OBJECTIVE: Select and copy out every line in the records containing "this".

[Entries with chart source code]
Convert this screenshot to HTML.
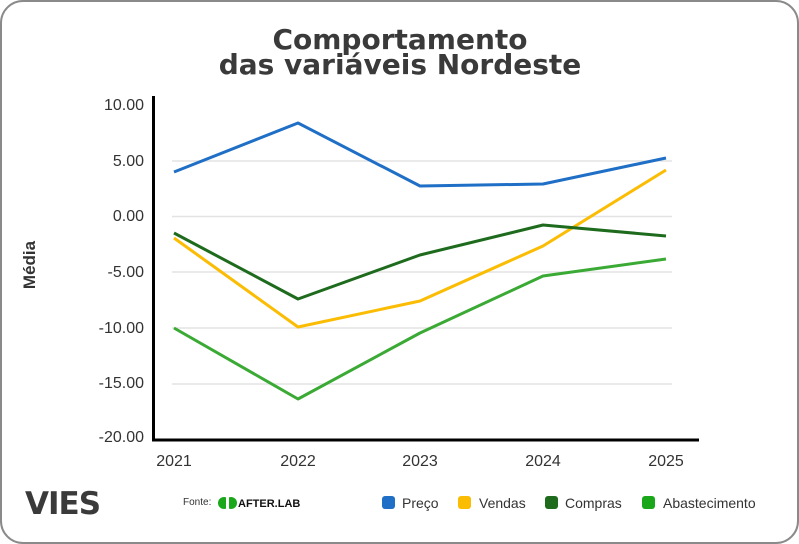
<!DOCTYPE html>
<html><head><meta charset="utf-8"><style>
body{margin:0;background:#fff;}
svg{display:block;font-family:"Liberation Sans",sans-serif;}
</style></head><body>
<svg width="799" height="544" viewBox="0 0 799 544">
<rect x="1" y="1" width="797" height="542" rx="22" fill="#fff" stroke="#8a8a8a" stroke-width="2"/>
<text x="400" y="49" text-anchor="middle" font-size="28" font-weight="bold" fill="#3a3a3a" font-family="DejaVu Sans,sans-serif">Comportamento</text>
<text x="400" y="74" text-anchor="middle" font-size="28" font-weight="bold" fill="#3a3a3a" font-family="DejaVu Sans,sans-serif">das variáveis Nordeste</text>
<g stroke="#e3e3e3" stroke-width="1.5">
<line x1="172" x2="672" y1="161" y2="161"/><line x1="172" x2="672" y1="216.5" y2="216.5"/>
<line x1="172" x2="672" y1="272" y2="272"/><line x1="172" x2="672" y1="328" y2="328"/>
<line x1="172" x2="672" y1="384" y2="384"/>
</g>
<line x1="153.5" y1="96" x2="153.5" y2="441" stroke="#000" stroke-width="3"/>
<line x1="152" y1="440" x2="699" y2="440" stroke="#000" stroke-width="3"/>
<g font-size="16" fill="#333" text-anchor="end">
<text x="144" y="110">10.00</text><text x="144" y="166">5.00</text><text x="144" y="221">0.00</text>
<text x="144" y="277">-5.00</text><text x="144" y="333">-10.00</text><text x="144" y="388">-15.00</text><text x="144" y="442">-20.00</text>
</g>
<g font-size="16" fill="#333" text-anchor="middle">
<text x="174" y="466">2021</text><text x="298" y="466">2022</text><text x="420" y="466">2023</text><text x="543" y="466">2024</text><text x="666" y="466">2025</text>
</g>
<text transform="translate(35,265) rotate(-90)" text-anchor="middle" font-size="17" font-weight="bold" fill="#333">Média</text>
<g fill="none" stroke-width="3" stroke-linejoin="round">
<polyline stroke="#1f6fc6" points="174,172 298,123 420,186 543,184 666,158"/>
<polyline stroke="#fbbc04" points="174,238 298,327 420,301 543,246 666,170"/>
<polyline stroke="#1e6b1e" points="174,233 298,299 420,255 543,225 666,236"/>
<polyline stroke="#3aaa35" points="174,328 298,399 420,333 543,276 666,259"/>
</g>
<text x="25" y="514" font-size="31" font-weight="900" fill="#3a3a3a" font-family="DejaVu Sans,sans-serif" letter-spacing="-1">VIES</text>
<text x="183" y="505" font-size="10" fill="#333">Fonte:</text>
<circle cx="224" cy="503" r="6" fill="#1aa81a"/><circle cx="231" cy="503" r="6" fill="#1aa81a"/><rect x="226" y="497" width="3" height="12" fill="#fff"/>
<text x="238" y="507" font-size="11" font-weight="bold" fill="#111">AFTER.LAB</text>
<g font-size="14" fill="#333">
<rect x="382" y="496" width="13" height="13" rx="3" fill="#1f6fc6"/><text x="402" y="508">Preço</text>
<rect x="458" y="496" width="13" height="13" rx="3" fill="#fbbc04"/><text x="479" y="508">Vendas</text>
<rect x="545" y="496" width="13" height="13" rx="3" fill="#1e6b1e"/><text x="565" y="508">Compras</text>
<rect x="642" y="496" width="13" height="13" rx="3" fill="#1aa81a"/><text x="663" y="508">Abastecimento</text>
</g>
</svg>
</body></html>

...

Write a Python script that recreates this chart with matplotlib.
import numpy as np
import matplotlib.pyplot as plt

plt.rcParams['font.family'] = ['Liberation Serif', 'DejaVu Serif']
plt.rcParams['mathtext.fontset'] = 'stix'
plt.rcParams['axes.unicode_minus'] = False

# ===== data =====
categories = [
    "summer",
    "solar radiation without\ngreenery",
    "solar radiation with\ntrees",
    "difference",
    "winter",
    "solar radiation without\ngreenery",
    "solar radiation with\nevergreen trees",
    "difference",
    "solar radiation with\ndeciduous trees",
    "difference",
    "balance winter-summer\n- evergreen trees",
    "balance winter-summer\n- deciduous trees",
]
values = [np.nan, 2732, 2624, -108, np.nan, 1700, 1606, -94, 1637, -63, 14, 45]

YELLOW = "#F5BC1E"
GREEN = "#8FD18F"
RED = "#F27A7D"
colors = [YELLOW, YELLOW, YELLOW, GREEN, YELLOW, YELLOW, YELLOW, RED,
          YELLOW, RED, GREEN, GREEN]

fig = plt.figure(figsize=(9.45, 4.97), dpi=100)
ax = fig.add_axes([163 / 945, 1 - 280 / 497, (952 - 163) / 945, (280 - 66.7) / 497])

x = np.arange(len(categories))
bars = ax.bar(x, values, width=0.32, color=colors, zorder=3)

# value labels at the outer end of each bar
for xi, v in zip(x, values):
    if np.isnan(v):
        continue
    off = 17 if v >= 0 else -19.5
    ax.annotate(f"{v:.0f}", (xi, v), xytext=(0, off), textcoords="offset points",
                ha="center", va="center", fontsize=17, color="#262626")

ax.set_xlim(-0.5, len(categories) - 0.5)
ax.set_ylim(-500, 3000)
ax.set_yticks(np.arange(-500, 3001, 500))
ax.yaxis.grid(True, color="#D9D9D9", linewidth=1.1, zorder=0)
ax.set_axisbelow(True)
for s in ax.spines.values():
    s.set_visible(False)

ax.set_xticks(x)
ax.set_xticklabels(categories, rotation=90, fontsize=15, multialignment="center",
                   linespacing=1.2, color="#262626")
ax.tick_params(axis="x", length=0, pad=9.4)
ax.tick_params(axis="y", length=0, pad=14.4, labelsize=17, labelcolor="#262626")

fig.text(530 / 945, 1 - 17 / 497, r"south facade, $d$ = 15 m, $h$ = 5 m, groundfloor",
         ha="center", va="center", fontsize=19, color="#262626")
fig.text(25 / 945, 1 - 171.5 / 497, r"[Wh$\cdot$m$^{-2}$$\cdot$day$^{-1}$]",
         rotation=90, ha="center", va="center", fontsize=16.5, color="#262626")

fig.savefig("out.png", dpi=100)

RESPONSE TO THE TASK:
Convert this screenshot to HTML.
Write a Python script that recreates this chart with matplotlib.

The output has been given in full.